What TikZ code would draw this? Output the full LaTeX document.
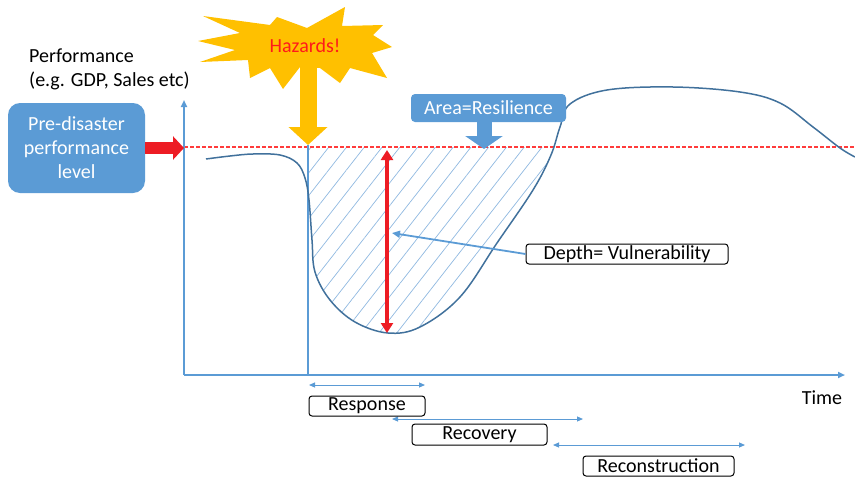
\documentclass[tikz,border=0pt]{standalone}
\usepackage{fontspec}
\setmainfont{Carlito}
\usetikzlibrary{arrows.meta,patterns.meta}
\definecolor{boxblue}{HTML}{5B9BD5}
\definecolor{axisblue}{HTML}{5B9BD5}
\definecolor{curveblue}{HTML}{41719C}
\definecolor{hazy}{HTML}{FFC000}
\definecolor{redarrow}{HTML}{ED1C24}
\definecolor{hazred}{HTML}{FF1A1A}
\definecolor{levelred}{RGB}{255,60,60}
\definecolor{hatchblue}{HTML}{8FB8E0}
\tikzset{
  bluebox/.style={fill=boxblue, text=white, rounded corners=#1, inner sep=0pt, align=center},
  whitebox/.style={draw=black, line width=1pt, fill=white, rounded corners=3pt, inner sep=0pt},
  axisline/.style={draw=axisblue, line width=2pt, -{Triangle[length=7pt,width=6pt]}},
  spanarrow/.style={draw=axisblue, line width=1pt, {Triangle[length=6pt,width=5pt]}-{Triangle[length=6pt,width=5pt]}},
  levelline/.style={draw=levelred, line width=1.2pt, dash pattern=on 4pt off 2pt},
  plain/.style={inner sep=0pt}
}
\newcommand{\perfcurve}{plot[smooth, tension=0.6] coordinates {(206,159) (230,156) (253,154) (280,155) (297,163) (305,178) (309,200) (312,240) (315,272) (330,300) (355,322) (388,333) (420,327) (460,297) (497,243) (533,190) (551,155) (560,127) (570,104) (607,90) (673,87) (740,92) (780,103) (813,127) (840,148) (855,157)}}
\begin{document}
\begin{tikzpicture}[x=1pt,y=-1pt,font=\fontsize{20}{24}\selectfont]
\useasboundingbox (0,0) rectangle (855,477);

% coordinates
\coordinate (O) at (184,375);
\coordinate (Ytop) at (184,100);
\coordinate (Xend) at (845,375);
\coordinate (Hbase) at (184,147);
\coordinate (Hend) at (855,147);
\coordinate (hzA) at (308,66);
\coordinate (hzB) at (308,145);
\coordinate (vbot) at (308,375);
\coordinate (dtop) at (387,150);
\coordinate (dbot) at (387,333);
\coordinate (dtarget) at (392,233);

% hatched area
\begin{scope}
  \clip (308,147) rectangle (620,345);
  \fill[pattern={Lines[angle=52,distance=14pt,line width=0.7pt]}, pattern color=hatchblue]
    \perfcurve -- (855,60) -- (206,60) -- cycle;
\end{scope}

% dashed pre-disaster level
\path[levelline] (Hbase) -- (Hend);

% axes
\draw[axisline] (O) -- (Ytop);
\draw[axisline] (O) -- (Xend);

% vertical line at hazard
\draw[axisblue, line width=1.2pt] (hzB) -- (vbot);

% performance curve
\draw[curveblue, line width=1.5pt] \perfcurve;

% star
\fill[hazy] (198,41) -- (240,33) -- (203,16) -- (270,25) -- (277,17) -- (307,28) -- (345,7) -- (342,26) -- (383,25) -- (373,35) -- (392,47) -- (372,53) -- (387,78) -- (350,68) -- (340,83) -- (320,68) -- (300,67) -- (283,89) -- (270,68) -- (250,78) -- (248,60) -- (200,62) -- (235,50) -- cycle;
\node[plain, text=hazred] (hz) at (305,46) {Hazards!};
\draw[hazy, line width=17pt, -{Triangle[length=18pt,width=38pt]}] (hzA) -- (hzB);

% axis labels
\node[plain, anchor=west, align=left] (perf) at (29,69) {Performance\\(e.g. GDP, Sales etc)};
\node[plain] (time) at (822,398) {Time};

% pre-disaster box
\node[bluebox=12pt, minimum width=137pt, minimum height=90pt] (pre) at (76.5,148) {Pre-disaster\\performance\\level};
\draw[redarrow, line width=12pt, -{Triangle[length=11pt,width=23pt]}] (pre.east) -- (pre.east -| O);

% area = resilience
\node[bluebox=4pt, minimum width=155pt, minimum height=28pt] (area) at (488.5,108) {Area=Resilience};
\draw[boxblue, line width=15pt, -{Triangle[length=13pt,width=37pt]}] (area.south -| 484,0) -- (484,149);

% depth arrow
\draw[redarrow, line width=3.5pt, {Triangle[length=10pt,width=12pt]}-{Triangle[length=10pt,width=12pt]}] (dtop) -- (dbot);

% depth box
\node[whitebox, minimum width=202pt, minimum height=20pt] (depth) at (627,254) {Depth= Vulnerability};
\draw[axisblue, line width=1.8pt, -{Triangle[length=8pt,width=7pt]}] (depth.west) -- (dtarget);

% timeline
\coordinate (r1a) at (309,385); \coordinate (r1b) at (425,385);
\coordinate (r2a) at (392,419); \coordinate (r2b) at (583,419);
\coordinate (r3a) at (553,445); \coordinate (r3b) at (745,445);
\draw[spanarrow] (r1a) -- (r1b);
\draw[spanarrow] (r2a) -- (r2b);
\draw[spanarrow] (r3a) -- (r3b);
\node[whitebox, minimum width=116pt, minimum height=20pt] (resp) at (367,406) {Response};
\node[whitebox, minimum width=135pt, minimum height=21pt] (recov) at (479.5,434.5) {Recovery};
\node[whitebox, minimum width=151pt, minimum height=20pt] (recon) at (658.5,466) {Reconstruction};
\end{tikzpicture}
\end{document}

■ Exercise prompt:
Reproduce the material in its entirety and word for word, without the pictures.

■ In response:
What TikZ code would draw this? Output the full LaTeX document.
\documentclass[tikz,border=0pt]{standalone}
\usepackage{fontspec}
\setmainfont{Carlito}
\usetikzlibrary{arrows.meta,patterns.meta}
\definecolor{boxblue}{HTML}{5B9BD5}
\definecolor{axisblue}{HTML}{5B9BD5}
\definecolor{curveblue}{HTML}{41719C}
\definecolor{hazy}{HTML}{FFC000}
\definecolor{redarrow}{HTML}{ED1C24}
\definecolor{hazred}{HTML}{FF1A1A}
\definecolor{levelred}{RGB}{255,60,60}
\definecolor{hatchblue}{HTML}{8FB8E0}
\tikzset{
  bluebox/.style={fill=boxblue, text=white, rounded corners=#1, inner sep=0pt, align=center},
  whitebox/.style={draw=black, line width=1pt, fill=white, rounded corners=3pt, inner sep=0pt},
  axisline/.style={draw=axisblue, line width=2pt, -{Triangle[length=7pt,width=6pt]}},
  spanarrow/.style={draw=axisblue, line width=1pt, {Triangle[length=6pt,width=5pt]}-{Triangle[length=6pt,width=5pt]}},
  levelline/.style={draw=levelred, line width=1.2pt, dash pattern=on 4pt off 2pt},
  plain/.style={inner sep=0pt}
}
\newcommand{\perfcurve}{plot[smooth, tension=0.6] coordinates {(206,159) (230,156) (253,154) (280,155) (297,163) (305,178) (309,200) (312,240) (315,272) (330,300) (355,322) (388,333) (420,327) (460,297) (497,243) (533,190) (551,155) (560,127) (570,104) (607,90) (673,87) (740,92) (780,103) (813,127) (840,148) (855,157)}}
\begin{document}
\begin{tikzpicture}[x=1pt,y=-1pt,font=\fontsize{20}{24}\selectfont]
\useasboundingbox (0,0) rectangle (855,477);

% coordinates
\coordinate (O) at (184,375);
\coordinate (Ytop) at (184,100);
\coordinate (Xend) at (845,375);
\coordinate (Hbase) at (184,147);
\coordinate (Hend) at (855,147);
\coordinate (hzA) at (308,66);
\coordinate (hzB) at (308,145);
\coordinate (vbot) at (308,375);
\coordinate (dtop) at (387,150);
\coordinate (dbot) at (387,333);
\coordinate (dtarget) at (392,233);

% hatched area
\begin{scope}
  \clip (308,147) rectangle (620,345);
  \fill[pattern={Lines[angle=52,distance=14pt,line width=0.7pt]}, pattern color=hatchblue]
    \perfcurve -- (855,60) -- (206,60) -- cycle;
\end{scope}

% dashed pre-disaster level
\path[levelline] (Hbase) -- (Hend);

% axes
\draw[axisline] (O) -- (Ytop);
\draw[axisline] (O) -- (Xend);

% vertical line at hazard
\draw[axisblue, line width=1.2pt] (hzB) -- (vbot);

% performance curve
\draw[curveblue, line width=1.5pt] \perfcurve;

% star
\fill[hazy] (198,41) -- (240,33) -- (203,16) -- (270,25) -- (277,17) -- (307,28) -- (345,7) -- (342,26) -- (383,25) -- (373,35) -- (392,47) -- (372,53) -- (387,78) -- (350,68) -- (340,83) -- (320,68) -- (300,67) -- (283,89) -- (270,68) -- (250,78) -- (248,60) -- (200,62) -- (235,50) -- cycle;
\node[plain, text=hazred] (hz) at (305,46) {Hazards!};
\draw[hazy, line width=17pt, -{Triangle[length=18pt,width=38pt]}] (hzA) -- (hzB);

% axis labels
\node[plain, anchor=west, align=left] (perf) at (29,69) {Performance\\(e.g. GDP, Sales etc)};
\node[plain] (time) at (822,398) {Time};

% pre-disaster box
\node[bluebox=12pt, minimum width=137pt, minimum height=90pt] (pre) at (76.5,148) {Pre-disaster\\performance\\level};
\draw[redarrow, line width=12pt, -{Triangle[length=11pt,width=23pt]}] (pre.east) -- (pre.east -| O);

% area = resilience
\node[bluebox=4pt, minimum width=155pt, minimum height=28pt] (area) at (488.5,108) {Area=Resilience};
\draw[boxblue, line width=15pt, -{Triangle[length=13pt,width=37pt]}] (area.south -| 484,0) -- (484,149);

% depth arrow
\draw[redarrow, line width=3.5pt, {Triangle[length=10pt,width=12pt]}-{Triangle[length=10pt,width=12pt]}] (dtop) -- (dbot);

% depth box
\node[whitebox, minimum width=202pt, minimum height=20pt] (depth) at (627,254) {Depth= Vulnerability};
\draw[axisblue, line width=1.8pt, -{Triangle[length=8pt,width=7pt]}] (depth.west) -- (dtarget);

% timeline
\coordinate (r1a) at (309,385); \coordinate (r1b) at (425,385);
\coordinate (r2a) at (392,419); \coordinate (r2b) at (583,419);
\coordinate (r3a) at (553,445); \coordinate (r3b) at (745,445);
\draw[spanarrow] (r1a) -- (r1b);
\draw[spanarrow] (r2a) -- (r2b);
\draw[spanarrow] (r3a) -- (r3b);
\node[whitebox, minimum width=116pt, minimum height=20pt] (resp) at (367,406) {Response};
\node[whitebox, minimum width=135pt, minimum height=21pt] (recov) at (479.5,434.5) {Recovery};
\node[whitebox, minimum width=151pt, minimum height=20pt] (recon) at (658.5,466) {Reconstruction};
\end{tikzpicture}
\end{document}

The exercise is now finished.